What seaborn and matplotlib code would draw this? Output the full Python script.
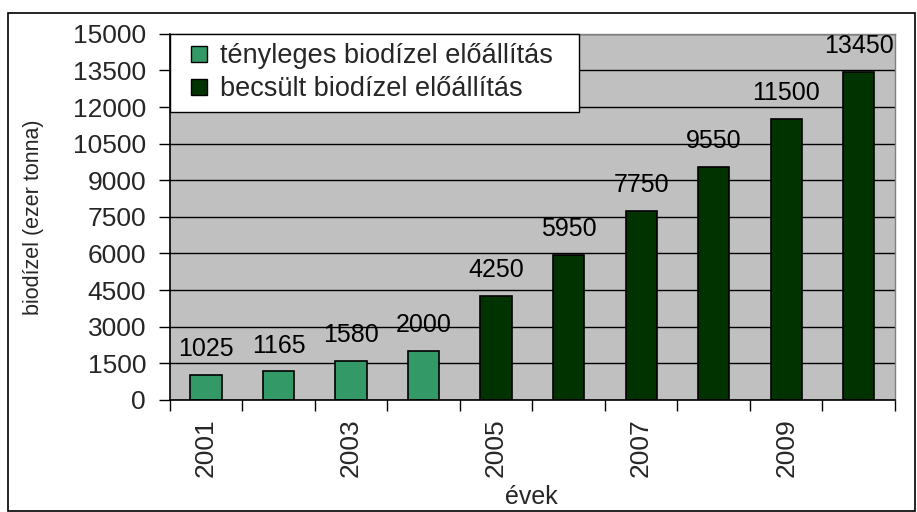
import numpy as np
import pandas as pd
import matplotlib
matplotlib.use('Agg')
import matplotlib.pyplot as plt
import seaborn as sns
from matplotlib.patches import Rectangle
from matplotlib.lines import Line2D

# chart data
years = [2001, 2002, 2003, 2004, 2005, 2006, 2007, 2008, 2009, 2010]
production = [1025, 1165, 1580, 2000, 4250, 5950, 7750, 9550, 11500, 13450]
series = ['tényleges biodízel előállítás'] * 4 + ['becsült biodízel előállítás'] * 6
series_order = ['tényleges biodízel előállítás', 'becsült biodízel előállítás']
colors = ['#339966', '#003300']
y_ticks = list(range(0, 15001, 1500))
x_tick_labels = ['2001', '2003', '2005', '2007', '2009']

sns.set_theme(style='white')
plt.rcParams['font.family'] = ['Liberation Sans', 'DejaVu Sans']

df = pd.DataFrame({'ev': [str(y) for y in years],
                   'biodizel': production,
                   'tipus': series})

fig = plt.figure(figsize=(9.17, 5.12), dpi=100)
ax = fig.add_axes([0.185, 0.219, 0.791, 0.715])
ax.set_facecolor('#C0C0C0')

sns.barplot(data=df, x='ev', y='biodizel', hue='tipus', hue_order=series_order,
            palette=colors, saturation=1, dodge=False, width=0.43,
            edgecolor='black', linewidth=1.2, errorbar=None, legend=False, ax=ax)

# value labels on top of the bars
for c in ax.containers:
    ax.bar_label(c, labels=[f'{int(round(b.get_height()))}' for b in c],
                 padding=10, fontsize=18, color='black')

# y axis
ax.set_ylim(0, 15000)
ax.set_yticks(y_ticks)
ax.set_yticklabels([str(v) for v in y_ticks], fontsize=19)
ax.yaxis.grid(True, color='black', linewidth=1)
ax.set_axisbelow(True)
ax.tick_params(axis='y', direction='out', length=8, width=1, color='black',
               left=True, pad=9)

# x axis: tick marks between categories, labels on every second year
ax.set_xlim(-0.5, 9.5)
ax.set_xticks(np.arange(-0.5, 10, 1))
ax.set_xticklabels([''] * 11)
ax.tick_params(axis='x', which='major', direction='out', length=8, width=1,
               color='black', bottom=True)
ax.set_xticks([0, 2, 4, 6, 8], minor=True)
ax.set_xticklabels(x_tick_labels, minor=True, rotation=90, fontsize=19)
ax.tick_params(axis='x', which='minor', length=0, pad=13)

ax.set_xlabel('')
ax.set_ylabel('')
fig.text(0.036, 0.576, 'biodízel (ezer tonna)', rotation=90, ha='center', va='center', fontsize=15.5)
fig.text(0.58, 0.029, 'évek', ha='center', va='center', fontsize=18)

for s in ['left', 'bottom']:
    ax.spines[s].set_color('black')
    ax.spines[s].set_linewidth(1.2)
for s in ['top', 'right']:
    ax.spines[s].set_color('#808080')
    ax.spines[s].set_linewidth(1)

# legend with small square keys
handles = [Line2D([], [], linestyle='none', marker='s', markersize=11,
                  markerfacecolor=col, markeredgecolor='black', markeredgewidth=1)
           for col in colors]
leg = ax.legend(handles, series_order, loc='upper left', bbox_to_anchor=(0, 1, 0.564, 0),
                mode='expand', borderaxespad=0, frameon=True, fancybox=False,
                edgecolor='black', framealpha=1, fontsize=19.5, handlelength=1.45,
                handletextpad=0.05, labelspacing=0.25, borderpad=0.35)
leg.get_frame().set_linewidth(1)

# outer chart border
fig.patches.append(Rectangle((8 / 917, 0.002), 1 - 10 / 917, 1 - 13 / 512 - 0.002,
                             transform=fig.transFigure, fill=False,
                             edgecolor='black', linewidth=1.2))

fig.savefig('out.png', dpi=100)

**Given request**
Repeat the listing above from its first line through the line that contains "left=True, pad=9)", both included, and nothing more. Drop the pictures.

**Problem solution**
What seaborn and matplotlib code would draw this? Output the full Python script.
import numpy as np
import pandas as pd
import matplotlib
matplotlib.use('Agg')
import matplotlib.pyplot as plt
import seaborn as sns
from matplotlib.patches import Rectangle
from matplotlib.lines import Line2D

# chart data
years = [2001, 2002, 2003, 2004, 2005, 2006, 2007, 2008, 2009, 2010]
production = [1025, 1165, 1580, 2000, 4250, 5950, 7750, 9550, 11500, 13450]
series = ['tényleges biodízel előállítás'] * 4 + ['becsült biodízel előállítás'] * 6
series_order = ['tényleges biodízel előállítás', 'becsült biodízel előállítás']
colors = ['#339966', '#003300']
y_ticks = list(range(0, 15001, 1500))
x_tick_labels = ['2001', '2003', '2005', '2007', '2009']

sns.set_theme(style='white')
plt.rcParams['font.family'] = ['Liberation Sans', 'DejaVu Sans']

df = pd.DataFrame({'ev': [str(y) for y in years],
                   'biodizel': production,
                   'tipus': series})

fig = plt.figure(figsize=(9.17, 5.12), dpi=100)
ax = fig.add_axes([0.185, 0.219, 0.791, 0.715])
ax.set_facecolor('#C0C0C0')

sns.barplot(data=df, x='ev', y='biodizel', hue='tipus', hue_order=series_order,
            palette=colors, saturation=1, dodge=False, width=0.43,
            edgecolor='black', linewidth=1.2, errorbar=None, legend=False, ax=ax)

# value labels on top of the bars
for c in ax.containers:
    ax.bar_label(c, labels=[f'{int(round(b.get_height()))}' for b in c],
                 padding=10, fontsize=18, color='black')

# y axis
ax.set_ylim(0, 15000)
ax.set_yticks(y_ticks)
ax.set_yticklabels([str(v) for v in y_ticks], fontsize=19)
ax.yaxis.grid(True, color='black', linewidth=1)
ax.set_axisbelow(True)
ax.tick_params(axis='y', direction='out', length=8, width=1, color='black',
               left=True, pad=9)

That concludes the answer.